Descriptive and Prescriptive Questions In Practice

Descriptive and Prescriptive Questions In Practice#

Below are two vignettes of groups struggling to answer important questions about the world. Let’s read them to see how Descriptive and Prescriptive Questions interact in the context of real world problems, and how you (as a data scientist) can wield your skills to be especially impactful.

Opioid Reductions#

You have been hired by a medical regulatory board concerned about the rise in opioid overdoses. They are debating whether they should (there’s that magic word!) make it harder for patients to get opioids. Fundamentally, however, they worry that while restrictions on opioids may reduce overdoses and addiction, they may also prevent some patients with very real pain conditions from getting the care they need.

Why are they stuck?

  1. They may be unsure how to value overdose prevention relative to ensuring appropriate patient access to opioids, and/or

  2. they may also be unsure about how much opioid regulations that reduce overdoses by a certain amount would limit access for patients in need.

The first of these sources of uncertainty is about a Prescriptive Question — if you could prevent one overdose death at the expense of preventing 10 patients in pain from getting the opioids they need, would you accept that trade-off? You may have an opinion on that question, but unless you have experience with overdoses, addiction, or chronic pain, you probably don’t have much to offer to a room full of doctors who have extensive experience with how these things impact patients and their families.

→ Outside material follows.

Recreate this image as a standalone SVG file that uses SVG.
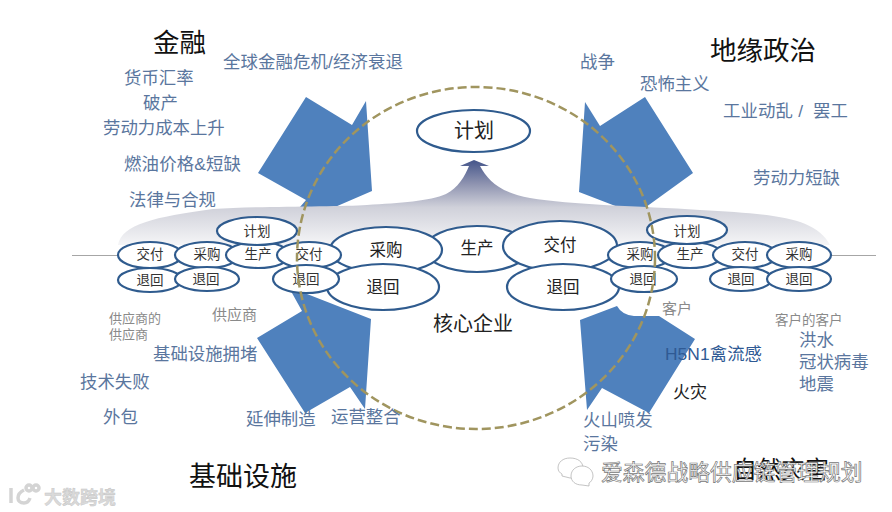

But the second source of uncertainty could be resolved by answering a Descriptive Question — what is the effect of opioid regulations on appropriate patient opioid access? That’s a question which you — the data scientist — is uniquely positioned to answer! You could study policies that have been implemented in the past and come up with a rigorous estimate of how much opioid regulations that reduce overdoses also reduce access for patients in need. You could also evaluate different kinds of policies to figure out which is most efficient — maybe some policies (like not allowing any opioid prescriptions at all) are good at stopping overdose deaths but also really limit appropriate access, while other policies are similarly good at reducing overdoses but have a much smaller effect on limiting access.

The Example of Carbon Emissions#

A profoundly difficult Prescriptive Question in debates over carbon reduction is whether developing countries should be held to the same emission reduction targets as more developed countries. On the one hand, developing countries like China and India are the source of most current growth in carbon emissions, and so policies that do not apply to developing countries are unlikely to prevent many of the worst climate change outcomes. On the other hand, these countries produce radically less carbon per capita than Europe or the United States, and the industrial growth creating those emissions has been a major factor in lifting billions of people out of extreme poverty.

Hard choices indeed! How does one weigh the improvements in the quality of life of those in extreme poverty against the possible consequences of even greater climate catastrophes?

While that question is, in part, a Prescriptive Question that no regression can answer, data scientists can bring data to bear on this question indirectly by helping everyone understand the potential consequences of different carbon targets for developing countries and the feasibility of different strategies for carbon reduction. A data scientist could, for example:

  • Evaluate the effectiveness of different messages politicians in the US and Europe could use to convince their constituents to support greater carbon reduction targets,

  • Quantify the magnitude of the effect on global warming caused by different emissions targets for developing countries to help politicians in developing countries weigh the poverty-reducing benefits of carbon-intensive industrialization against the likely direct effect of flooding, droughts, or more severe storms on their own citizens, or

  • Estimate the cost-effectiveness of developed countries sharing lower emissions industrial technologies with developing countries to ameliorate the tradeoff between poverty reduction and emissions.

In each of these cases, the data scientist is only answering Descriptive Questions, but in doing so they are helping everyone better understand the consequences of their decisions, and in doing so (hopefully) help the world to make more informed decisions about the trade-offs they are making.

Recap#

Answering Descriptive Questions — questions about how the world is or would be in different scenarios — is the core competency of the data scientist. In the chapters that follow, we will explore in detail three different kinds of Descriptive Questions: Exploratory, Passive-Prediction, and Causal Questions.

While these are the only types of questions that data science tools can answer directly, it is important for you, the data scientist, to also recognize when you encounter Prescriptive Questions — that is, questions about how the world should be, or what we ought to do. These questions can only be answered with respect to a system of values, and as such, do not have right or wrong answers, and cannot be answered by statistical means. Nevertheless, as a data scientist, you are well-prepared to help others (and yourself!) make more informed choices when they decide how to answer Prescriptive Questions for themselves.